The Fourth Way (1957), consisting of records of Ouspensky’s meetings from 1921 to 1947, was published under the supervision of Ouspensky’s wife. The term “Fourth Way” means bringing the life of the fakir, the monk, and the yogi into ordinary life, to experience eternity doing simple tasks. This fourth form of consciousness is the beginning of the transition to cosmic consciousness—the state of the spirit beyond time and the cycles of life and death.
Ouspensky’s “Psychological Lectures,” given from 1934 to 1940, were published posthumously as The Psychology of Man’s Possible Evolution (1981). Here Ouspensky contends that living beings are progressing through levels of being from the one-dimensional (plants and lower animals), to the two-dimensional (higher animals), to the three-dimensional (ordinary humans).
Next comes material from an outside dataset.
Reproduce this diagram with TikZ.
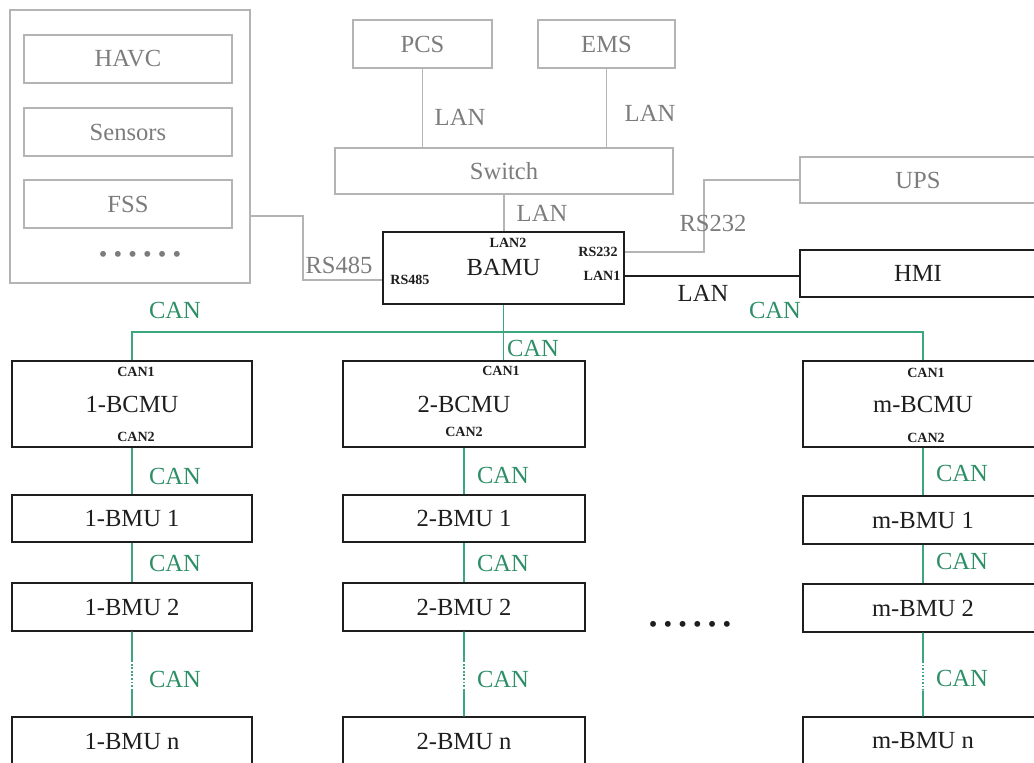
\documentclass[tikz,border=0pt]{standalone}
\usepackage{fontspec}
\setmainfont{Liberation Serif}
\usetikzlibrary{calc}
\definecolor{Ink}{HTML}{1E1E1E}
\definecolor{Haze}{HTML}{B4B4B4}
\definecolor{HazeText}{HTML}{7C7C7C}
\definecolor{CanGreen}{HTML}{3CA77D}
\definecolor{CanText}{HTML}{2E8F67}

\begin{document}
\begin{tikzpicture}[
  x=0.02cm, y=-0.02cm,
  font=\fontsize{14}{16}\selectfont,
  unit/.style={draw=Ink, text=Ink, line width=1pt, inner sep=0pt, minimum width=4.8cm, minimum height=0.95cm},
  aux/.style={draw=Haze, text=HazeText, line width=0.9pt, inner sep=0pt, minimum height=0.96cm},
  can/.style={draw=CanGreen, line width=1pt},
  wire/.style={draw=Haze, line width=0.9pt},
  canlabel/.style={text=CanText, inner sep=0pt},
  graylabel/.style={text=HazeText, inner sep=0pt},
  port/.style={font=\fontsize{8}{9}\selectfont\bfseries, text=Ink, inner sep=0pt}
]
\useasboundingbox (0,0) rectangle (1034,763);
\clip (0,0) rectangle (1034,763);

\node[aux, minimum width=4.8cm, minimum height=5.46cm] (side) at (130,146.5) {};
\node[aux, minimum width=4.16cm] (havc) at (128,59) {HAVC};
\node[aux, minimum width=4.16cm] (sensors) at (128,132) {Sensors};
\node[aux, minimum width=4.16cm] (fss) at (128,204) {FSS};
\node[graylabel] (sidedots) at (140,257) {\textbullet{} \textbullet{} \textbullet{} \textbullet{} \textbullet{} \textbullet};

\node[aux, minimum width=2.78cm] (pcs) at (422.5,44) {PCS};
\node[aux, minimum width=2.74cm] (ems) at (606.5,44) {EMS};
\node[aux, minimum width=6.76cm, minimum height=0.92cm] (switch) at (504,171) {Switch};
\node[aux, minimum width=4.72cm, minimum height=0.92cm] (ups) at (918,180) {UPS};

\node[unit, minimum width=4.82cm, minimum height=1.44cm] (bamu) at (503.5,268) {BAMU};
\node[port] (plan2) at (508,243) {LAN2};
\node[port] (p485) at (410,280) {RS485};
\node[port] (p232) at (598,252) {RS232};
\node[port] (plan1) at (602,276) {LAN1};
\node[unit, minimum width=4.72cm, minimum height=0.94cm] (hmi) at (918,273.5) {HMI};

\node[unit, minimum height=1.72cm] (bcmu1) at (132,404) {1-BCMU};
\node[unit, minimum width=4.84cm, minimum height=1.72cm] (bcmu2) at (464,404) {2-BCMU};
\node[unit, minimum height=1.72cm] (bcmum) at (923,404) {m-BCMU};
\node[port] (c11) at (136,372) {CAN1};
\node[port] (c12) at (136,437) {CAN2};
\node[port] (c21) at (501,371) {CAN1};
\node[port] (c22) at (464,432) {CAN2};
\node[port] (cm1) at (926,373) {CAN1};
\node[port] (cm2) at (926,438) {CAN2};

\node[unit] (bmu11) at (132,518.5) {1-BMU 1};
\node[unit] (bmu12) at (132,607) {1-BMU 2};
\node[unit] (bmu1n) at (132,741) {1-BMU n};
\node[unit, minimum width=4.84cm] (bmu21) at (464,518.5) {2-BMU 1};
\node[unit, minimum width=4.84cm] (bmu22) at (464,607) {2-BMU 2};
\node[unit, minimum width=4.84cm] (bmu2n) at (464,741) {2-BMU n};
\node[unit] (bmum1) at (923,520) {m-BMU 1};
\node[unit] (bmum2) at (923,608) {m-BMU 2};
\node[unit] (bmumn) at (923,741) {m-BMU n};
\node[text=Ink, inner sep=0pt] (middots) at (690,627) {\textbullet{} \textbullet{} \textbullet{} \textbullet{} \textbullet{} \textbullet};

\draw[wire] (pcs.south) -- (pcs.south |- switch.north);
\draw[wire] (ems.south) -- (ems.south |- switch.north);
\draw[wire] (switch.south) -- (switch.south |- bamu.north);
\draw[wire] ([yshift=-1.39cm]side.east) -- ++(52,0) |- (bamu.west |- p485);
\draw[wire] (bamu.east |- p232) -- ++(79,0) |- (ups.west);
\draw[Ink, line width=1pt] (bamu.east |- plan1) -- (hmi.west |- plan1);

\coordinate (bus) at (503.5,332);
\draw[can] (bcmu1.north) |- (bus) -| (bcmum.north);
\draw[can] (bamu.south) -- (bamu.south |- bcmu2.north);

\draw[can] (bcmu1.south) -- (bmu11.north);
\draw[can] (bmu11.south) -- (bmu12.north);
\draw[can] (bmu12.south) -- ($(bmu12.south)!0.34!(bmu1n.north)$);
\draw[can, densely dotted] ($(bmu12.south)!0.34!(bmu1n.north)$) -- ($(bmu12.south)!0.69!(bmu1n.north)$);
\draw[can] ($(bmu12.south)!0.69!(bmu1n.north)$) -- (bmu1n.north);

\draw[can] (bcmu2.south) -- (bmu21.north);
\draw[can] (bmu21.south) -- (bmu22.north);
\draw[can] (bmu22.south) -- ($(bmu22.south)!0.34!(bmu2n.north)$);
\draw[can, densely dotted] ($(bmu22.south)!0.34!(bmu2n.north)$) -- ($(bmu22.south)!0.69!(bmu2n.north)$);
\draw[can] ($(bmu22.south)!0.69!(bmu2n.north)$) -- (bmu2n.north);

\draw[can] (bcmum.south) -- (bmum1.north);
\draw[can] (bmum1.south) -- (bmum2.north);
\draw[can] (bmum2.south) -- ($(bmum2.south)!0.34!(bmumn.north)$);
\draw[can, densely dotted] ($(bmum2.south)!0.34!(bmumn.north)$) -- ($(bmum2.south)!0.69!(bmumn.north)$);
\draw[can] ($(bmum2.south)!0.69!(bmumn.north)$) -- (bmumn.north);

\node[graylabel] (lanpcs) at (460,117) {LAN};
\node[graylabel] (lanems) at (650,113) {LAN};
\node[graylabel] (lansw) at (542,213) {LAN};
\node[graylabel] (rs485) at (339,265) {RS485};
\node[graylabel] (rs232) at (713,223) {RS232};
\node[text=Ink, inner sep=0pt] (lanhmi) at (703,293) {LAN};

\node[canlabel] (canbus1) at (175,310) {CAN};
\node[canlabel] (canbus2) at (533,348) {CAN};
\node[canlabel] (canbus3) at (775,310) {CAN};
\node[canlabel] (can1a) at (175,476) {CAN};
\node[canlabel] (can1b) at (175,563) {CAN};
\node[canlabel] (can1c) at (175,679) {CAN};
\node[canlabel] (can2a) at (503,475) {CAN};
\node[canlabel] (can2b) at (503,563) {CAN};
\node[canlabel] (can2c) at (503,679) {CAN};
\node[canlabel] (canma) at (962,473) {CAN};
\node[canlabel] (canmb) at (962,561) {CAN};
\node[canlabel] (canmc) at (962,678) {CAN};
\end{tikzpicture}
\end{document}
However, some humans who strive to do so can pass beyond the mere sensory consciousness of three dimensions in understanding time as the fourth dimension of space. There is a fifth dimension perpendicular to the line of time, which is the line of eternity, or an infinite number of finite points in time.
In a work published in 1931, A New Model of the Universe: Principles of the Psychological Method in its Application to Problems of Science, Religion, and Art, Ouspensky argues that to really understand non-Euclidian space, the seeker must expand his or her consciousness and experience directly the higher dimension. Ouspensky explained that the phenomenal universe is all most humans know. For example, a star is seen as a point of light, although astronomy contends it is a giant ball of gases. Ouspensky affirmed the idea of Immanuel Kant (1724–1804) that all phenomena have a noumenal substrate or real nature. Unlike Kant, Ouspensky’s final message was that metageometrical laws could en-compass noumena, the key to intuitive knowledge of the universe.